RISE bundled various tools and services to ease migration and refine business processes that would clarify the business case. SAP Cloud services are mandatory within the RISE offer and billed on a recurring ‘per user per month’ subscription model rather than the traditional Cap-ex perpetual software license purchase with annual maintenance charges.

‘RISE with SAP’ one year on

RISE has proved popular with many new mid-market companies keen to adopt SAP’s new ERP solutions. The Public Cloud variant of S/4HANA in the RISE portfolio is a web service with leading automation & machine Learning technology and is very competitively priced.

However, for SAP Business Suite users whose current landscape is on-prem and managed by an SI or MSP Partner, several challenges still exit. The RISE promoted “one handshake one contract” that combines hosting, maintenance and licenses, doesn’t really provide simplicity for the user.

RISE services still require an additional partner contract for the implementation and ongoing Application Management Services. RISE has no connection with their wider application landscape of SAP legacy and non-SAP apps that may also need future cloud hosting. RISE being a separate part of all this could add complexity.

Separation of old and new SAP services could also create conflict for partners that currently host and manage all the client’s software & systems with the adoption of SAP direct RISE managed services taking business away.

The role of SAP PMC

[PMC] Partner Managed Cloud programme was launched five years ago when software services were in high growth and SAP needed a way for partners to offer SAP Software as a Service [SaaS]. SAP partners with MSP or SI interests (usually those with SAP Centre of Excellence accreditations) adopted PMC agreements to lease software licences for the duration of SaaS contracts.

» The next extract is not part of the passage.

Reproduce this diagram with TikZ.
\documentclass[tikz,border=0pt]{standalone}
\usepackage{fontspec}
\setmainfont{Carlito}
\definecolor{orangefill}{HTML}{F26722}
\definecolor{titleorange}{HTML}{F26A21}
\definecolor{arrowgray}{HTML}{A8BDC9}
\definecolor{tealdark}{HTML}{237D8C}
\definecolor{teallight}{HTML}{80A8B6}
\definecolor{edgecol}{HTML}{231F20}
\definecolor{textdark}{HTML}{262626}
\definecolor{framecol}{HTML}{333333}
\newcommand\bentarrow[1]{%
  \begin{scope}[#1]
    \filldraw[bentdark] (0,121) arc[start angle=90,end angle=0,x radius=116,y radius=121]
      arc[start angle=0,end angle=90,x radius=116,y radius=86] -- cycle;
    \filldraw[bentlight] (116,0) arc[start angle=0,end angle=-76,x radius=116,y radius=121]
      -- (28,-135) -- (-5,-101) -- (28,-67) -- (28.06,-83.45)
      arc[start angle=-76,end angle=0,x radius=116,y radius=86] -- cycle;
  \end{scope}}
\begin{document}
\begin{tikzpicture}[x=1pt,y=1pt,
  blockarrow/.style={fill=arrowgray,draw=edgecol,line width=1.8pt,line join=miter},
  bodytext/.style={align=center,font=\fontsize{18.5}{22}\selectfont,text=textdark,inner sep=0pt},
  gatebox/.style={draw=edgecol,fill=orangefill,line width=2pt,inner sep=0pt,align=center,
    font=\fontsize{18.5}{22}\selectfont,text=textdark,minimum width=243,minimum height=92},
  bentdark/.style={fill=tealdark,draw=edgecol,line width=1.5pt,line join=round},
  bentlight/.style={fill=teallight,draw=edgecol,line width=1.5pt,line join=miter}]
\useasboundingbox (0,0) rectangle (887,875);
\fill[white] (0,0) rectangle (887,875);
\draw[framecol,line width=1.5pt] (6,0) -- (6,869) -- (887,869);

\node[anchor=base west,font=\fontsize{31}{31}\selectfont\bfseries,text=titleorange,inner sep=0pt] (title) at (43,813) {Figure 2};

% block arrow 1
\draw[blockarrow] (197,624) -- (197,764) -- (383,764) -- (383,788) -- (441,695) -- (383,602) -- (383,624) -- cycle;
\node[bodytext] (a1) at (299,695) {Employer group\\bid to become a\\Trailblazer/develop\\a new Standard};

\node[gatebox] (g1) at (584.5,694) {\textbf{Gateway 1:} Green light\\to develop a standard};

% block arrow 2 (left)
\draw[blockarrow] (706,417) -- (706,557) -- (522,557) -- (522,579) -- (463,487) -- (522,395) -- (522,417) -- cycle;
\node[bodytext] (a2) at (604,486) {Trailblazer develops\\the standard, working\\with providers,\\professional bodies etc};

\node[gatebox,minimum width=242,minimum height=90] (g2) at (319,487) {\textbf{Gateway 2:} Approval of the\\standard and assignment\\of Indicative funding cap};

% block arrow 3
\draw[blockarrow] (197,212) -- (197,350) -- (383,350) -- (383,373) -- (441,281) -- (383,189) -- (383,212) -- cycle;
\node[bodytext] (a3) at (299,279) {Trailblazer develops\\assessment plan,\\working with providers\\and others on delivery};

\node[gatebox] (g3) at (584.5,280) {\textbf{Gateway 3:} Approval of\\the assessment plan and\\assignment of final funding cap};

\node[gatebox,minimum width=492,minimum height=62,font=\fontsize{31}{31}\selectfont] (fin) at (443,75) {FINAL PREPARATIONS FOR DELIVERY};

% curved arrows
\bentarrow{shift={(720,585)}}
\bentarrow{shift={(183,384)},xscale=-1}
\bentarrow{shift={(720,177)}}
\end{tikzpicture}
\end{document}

At the time, SAP did not offer any pay monthly subscription services, so was the perfect way for PMC partners to obtain software for 3rd party cloud environments that could be billed on a recurring monthly (Op Ex) basis.

Any clients who already owned on-prem software licenses could use them instead of leasing new ones. PMC offered customised SaaS with flexibility to protect previous license investment with the choices of BYO licenses or hire through PMC.

Users with a multi-cloud strategy could spread their landscape risks using different services that best met their business needs. For example, business critical applications on High Availability services. Low latency apps delivered by local private cloud and the rest on lower cost plans.

‘RISE with PMC’

Today SAP have many cloud services including multiple SAP S/4HANA Cloud variants, Success Factors, Ariba, Concur, SAP Analytics Cloud [SAC] etc. With SAP desire to accelerate their customers’ transformation to the cloud using their own services.

SAP have expanded the role of their PMC [custom partner SaaS] with a new remit that allows them to also offer solutions with RISE [custom SAP SaaS] under a single partner contract with Cloud subscription services being a component of all SaaS consumption models it will minimise potential competition tensions as well encourage partner promotion of RISE services

Most PMC providers are the System Integrators/MSPs managing entire client landscapes today. Offering a future landscape that comprises of a mix of SAP RISE, Partner SaaS, legacy SAP and non-SAP apps are in a position to offer a ‘one handshake one contract’

Customised managed services around RISE will include both service wraps and bespoke commercial terms. Providers of the relatively unknown PMC programme could now be more relevant than ever before for the future.